Wall Street: Boom and Bust

In the 1980s I had just started getting involved in investing. I had a full time job, albeit a very low paying one, and I was determined to make the most of my money and see it grow. I was lucky that, unlike most of my friends, I actually enjoyed saving and investing and didn’t see it as any huge sacrifice. In fact, I looked forward to stashing away as much as I could every payday. 

Over the years my investment philosophy didn’t change all that much. That’s to say, it was never all that sexy or complicated. I contributed to a 401k at work, increasing my contributions as my salary increased. I invested in my first mutual fund in the early 90s and made regular deposits. Even today, the bulk of my investments are either in a 401K or stock index funds.           

During this time though I experienced all the exhilarating booms and excruciating busts served up by Wall Street and its players. And yet, here I am. Way better off because of what its taught me.

Black Monday         

In 1987, life was good…greed was good…until it wasn’t. As is the case with every boom ever on Wall Street, people started having doubts about things being too good and collectively, everybody lost their shit. In this case, everybody officially lost their shit on Monday, October 19th, 1987, forever referred to as “Black Monday”; the largest single day percentage loss in stock market history.         

On this day the Dow Jones Industrial average lost 508 points. Remember that at the time the Dow was only trading around 2,200 so the loss represented a 22% decline. Today the Dow trades at just under 26,000 so that same percentage drop would be the equivalent of losing 5,700 points. As bad as that day was though, the market did make a fairly quick recovery and went on to reach new highs over the coming years.

Dot-Com Crash          

Fast forward to the 1990s and the world was once again euphoric. The Internet was changing everything and new companies like Amazon, EBay, and E-Trade dominated the financial news. The NASDAQ 100, representing some of the biggest tech firms, was now the place to make your fortune.         

This time was different, the experts kept saying. The market was simply unstoppable because we had never seen anything as powerful as the Internet before. The possibilities were almost limitless.

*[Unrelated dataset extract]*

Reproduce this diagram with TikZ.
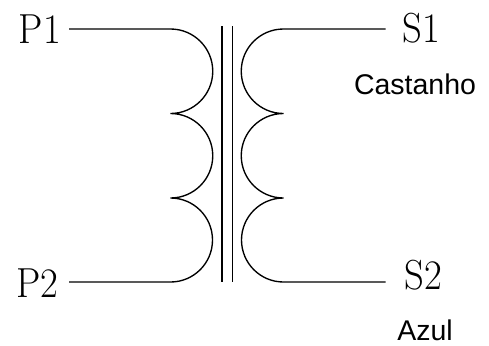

But of course, they were wrong.          Unlike the sell-off on Black Monday over a decade before, however, this sell-off occurred not on one day but over the course of 2 ½ years. During this time the NASDAQ 100 index fell 78% from its all-time high. For a little context, if you had $10,000 invested in the index in 2000, by October 2002 it would have been worth about $2,000.

Mortgage Crisis & the Great Recession         

This same overly optimistic scenario unfolded again in 2008 when banks thought it would be a great idea to offer all kinds of mortgages to people who had no way of ever repaying them. And the homeowners, in their race to the top of the debt pile, lined up with both palms open assuming, rather foolishly, that housing prices would always go up. They, too, were wrong and once mortgage defaults started to rapidly accelerate, investors again collectively lost their shit and it all came crashing down. This all led to the biggest economic downturn since the Great Depression and stocks again took a huge hit.

Long Term Mindset         

I point all of this out not to discourage you from investing in stocks or to make you paranoid about losing all of your hard earned money but to highlight the fact that investing has always been a series of booms and busts. That doesn’t mean you shouldn’t participate, however. Through the decades there has been no better place to invest your money in terms of overall returns. There’s one caveat: That you don’t try and time the ups and downs of the market by putting money in and taking money out based on what others are saying.         

Through every one of these painful losses I stayed 100% committed and didn’t withdrawal one dime from any one of my investments. I won’t deny that it was painful and hard to watch at times. But when it got too uncomfortable, I simply stopped looking. I focused on my contributions but quit looking at my account balances because nothing good would come out of it. They would be down, and down by a lot.         

Another thing I want to point out is that after every one of these crashes, the market eventually came back. Sometimes it took a few years but it did come back. The housing market crash, which led to the Great Recession, which in turn led to huge losses in the stock market, was about 10 years ago. And yet here we are witnessing the longest bull market in history with all stock indices again trading at or near all-time highs. But if you panicked and took your money out in 2008, you wouldn’t have seen any of those incredible gains.         

Will this time be different? I’m no fortune teller and neither are those on Wall Street who claim to be. But what I can tell you is that the market will eventually fall and when it does it will likely be by a fairly significant amount. That’s perfectly fine with me though because it’s all part of the process. You can’t get too excited during the good times and too down during the bad times. Over the long term you have to trust that it will all work out.